The rest of the 100 (in alphabetical order): Akira Kirton, commercialisation director, BP Ventures
Akira Kirton, commercialisation director for BP Ventures, the corporate venture capital (CVC) unit of the oil major, joined the World Economic Forum’s Young Global Leaders’ programme last year.
This was just the latest in a string of achievements for Kirton, who took a first in chemical engineering at Imperial College London but was “probably the slowest” person to run a marathon dressed as a rhino.
Another stern test is coming up. The oil price falls over the past few years have put pressure on corporate venturing units across the sector, with a number of teams recently being pared back.
Kirton acknowledged he and the team were up for the challenge of “maintaining corporate excitement and interest”.
He said: “We are now in year eight of our cycle as a group. The good news is that we have delivered traction both in financial exits – such as the sale of Texon Biosciences to DuPont – and, most importantly, in what we call strategic returns.
“Our annual financial and strategic returns to BP now far exceed our annual investment capital, so we are in a great place. However, keeping our main corporate sponsors engaged and dealing with the management of change has been interesting.
“Across 2011-2015, we have had three different business unit leader changes, as well as three different investment committee and governance structures.”
BP Ventures has invested more than $250m in 38 entities, of which Kirton is director for Solidia Technologies, Liquid Light, Heliex Power and Silicon Microgravity. He is also an advisory board member to Encourage Capital, the Indian Fund for Sustainable Energy, Israeli Cleantech Ventures and the UK Energy Technologies Institute (ETI).
Kirton spent two-and-a-half years on secondment from BP to be strategy manager for ETI, which is an £1bn public private partnership between UK government and industry names including Caterpillar, EDF, Eon, Rolls-Royce and Shell.
He said: “We have managed to build and create a great team across our venturing unit and pride ourselves on being good board members and investors. This includes working hard for investee companies and building great relationships with our fellow investors and board members. Our financial market value portfolio increase is well into the double digits because of this.”
On its strategic returns, Kirton said BP had five commercial deployments from BP Ventures’ portfolio companies onto BP assets, “returning significantly more than our investments”.
But Kirton is looking to “new frontiers”.
He said: “On a personal level, the two great successes we recently achieved, and I personally led, have been in shifting our organisational outlook into areas such as delivering spinouts of BP incubated technologies – leveraging co-investment from our CVC and spinout groups – and in conceptualising and getting traction in areas such as impact investing.
Kirton has helped co-develop two impact investing funds with government entities, including InFuse Ventures in India, and he said: “It behoves all of us to continue to challenge and create new opportunities and ways of thinking for ourselves and this ecosystem.”

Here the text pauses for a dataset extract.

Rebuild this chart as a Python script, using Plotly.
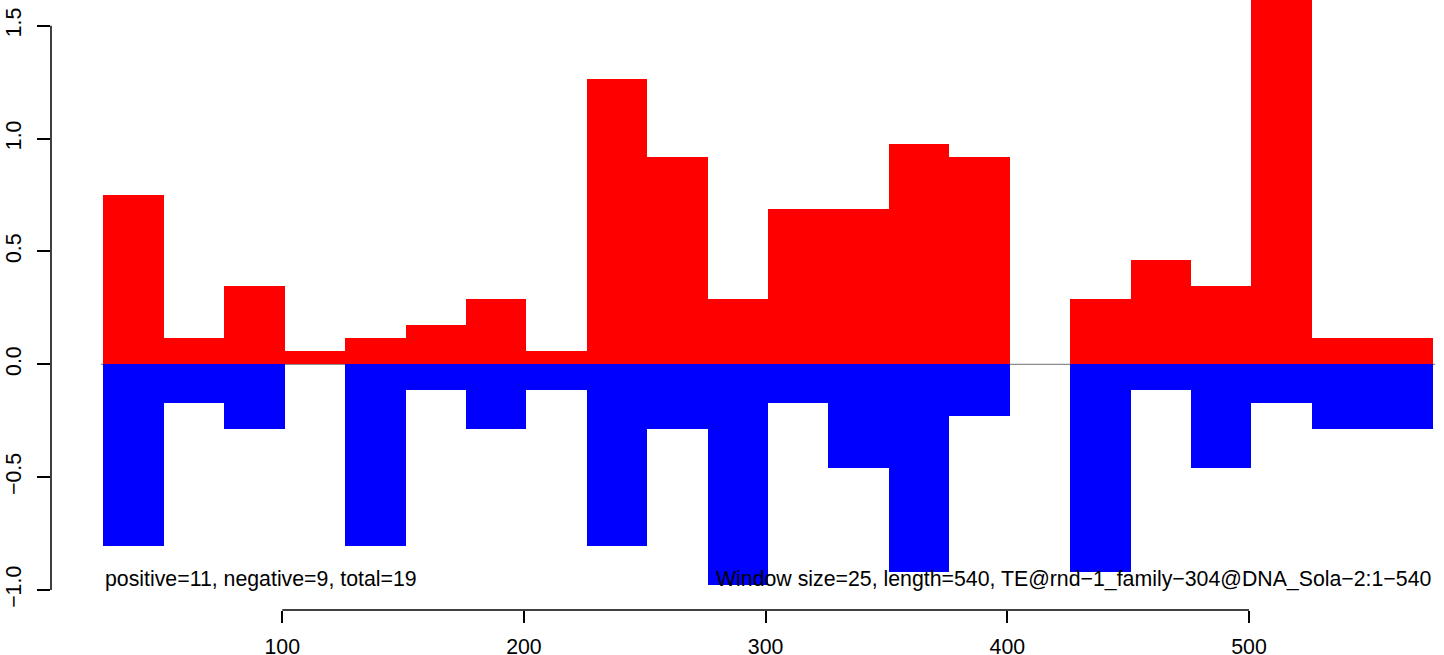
import plotly.graph_objects as go

# Window start positions (bp) and window size
window_size = 25
window_start = [26, 51, 76, 101, 126, 151, 176, 201, 226, 251, 276,
                301, 326, 351, 376, 401, 426, 451, 476, 501, 526, 551]

# Positive (red) and negative (blue) values per window
positive = [0.75, 0.115, 0.345, 0.0575, 0.115, 0.1725, 0.2875, 0.0575, 1.265, 0.92, 0.2875,
            0.69, 0.69, 0.9775, 0.92, 0.0, 0.2875, 0.46, 0.345, 1.725, 0.115, 0.115]
negative = [-0.805, -0.1725, -0.2875, 0.0, -0.805, -0.115, -0.2875, -0.115, -0.805, -0.2875, -0.9775,
            -0.1725, -0.46, -0.92, -0.23, 0.0, -0.92, -0.115, -0.46, -0.1725, -0.2875, -0.2875]

x_ticks = [100, 200, 300, 400, 500]
x_tick_labels = ["100", "200", "300", "400", "500"]
y_ticks = [-1.0, -0.5, 0.0, 0.5, 1.0, 1.5]
y_tick_labels = ["\u22121.0", "\u22120.5", "0.0", "0.5", "1.0", "1.5"]

left_text = "positive=11, negative=9, total=19"
right_text = "Window size=25, length=540, TE@rnd\u22121_family\u2212304@DNA_Sola\u22122:1\u2212540"

FONT = "Liberation Sans, Arial, Helvetica, sans-serif"
FS = 21.3

fig = go.Figure()
fig.add_trace(go.Bar(x=window_start, y=positive, width=window_size, offset=0,
                     marker=dict(color="#FF0000", line=dict(width=0)), showlegend=False))
fig.add_trace(go.Bar(x=window_start, y=negative, width=window_size, offset=0,
                     marker=dict(color="#0000FF", line=dict(width=0)), showlegend=False))

# grey zero line under the bars
fig.add_shape(type="line", xref="x", yref="y",
              x0=window_start[0] - 1, x1=window_start[-1] + window_size + 1, y0=0, y1=0,
              line=dict(color="#8c8c8c", width=1.2), layer="below")

# R-style axis lines spanning first to last tick only
fig.add_shape(type="line", xref="paper", yref="y", x0=0, x1=0,
              y0=y_ticks[0], y1=y_ticks[-1], line=dict(color="black", width=1.5))
fig.add_shape(type="line", xref="x", yref="paper", x0=x_ticks[0], x1=x_ticks[-1],
              y0=0, y1=0, line=dict(color="black", width=1.5))

fig.add_annotation(x=window_start[0], y=-0.95, xref="x", yref="y", text=left_text,
                   showarrow=False, xanchor="left", yanchor="middle",
                   font=dict(family=FONT, size=FS, color="black"))
fig.add_annotation(x=window_start[-1] + window_size, y=-0.95, xref="x", yref="y", text=right_text,
                   showarrow=False, xanchor="right", yanchor="middle",
                   font=dict(family=FONT, size=FS, color="black"))

fig.update_layout(
    width=1444, height=655,
    margin=dict(l=51, r=0, t=0, b=45, autoexpand=False),
    paper_bgcolor="white", plot_bgcolor="white",
    barmode="overlay", bargap=0,
    font=dict(family=FONT, size=FS, color="black"),
    xaxis=dict(range=[4.3, 580.7], tickvals=x_ticks, ticktext=x_tick_labels,
               ticks="outside", ticklen=12, tickwidth=1.5, tickcolor="black",
               showgrid=False, zeroline=False, showline=False, automargin=False,
               tickfont=dict(family=FONT, size=FS), ticklabelstandoff=5),
    yaxis=dict(range=[-1.0886, 1.614], tickvals=y_ticks, ticktext=y_tick_labels,
               ticks="outside", ticklen=13, tickwidth=1.5, tickcolor="black",
               showgrid=False, zeroline=False, showline=False, tickangle=-90, automargin=False,
               tickfont=dict(family=FONT, size=FS), ticklabelstandoff=7),
)

fig.write_html("out.html", config={"displayModeBar": False},
               post_script="document.body.style.margin='0';document.body.style.overflow='hidden';")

As to what all CVCs could do better to make it a stronger industry, Kirton said there was a dearth of early-stage investors in areas such as energy. He thinks all CVCs should try to add value to companies from the start, such as by creating commercial agreements alongside equity investment, and “adapt and evolve”.
“The CVC space has to continually adapt and evolve its model, we need to understand and hear what a company’s needs are and work with our partners – VC, angel and private equity – to invest and develop. This means listening to each other’s pain points and working around these. We need to be flexible to change and not stick with one model for valuation and standardised term sheets.”
For such a “terrible but avid”, to use his own words, club-social tennis player as Kirton, it would be game, set and match.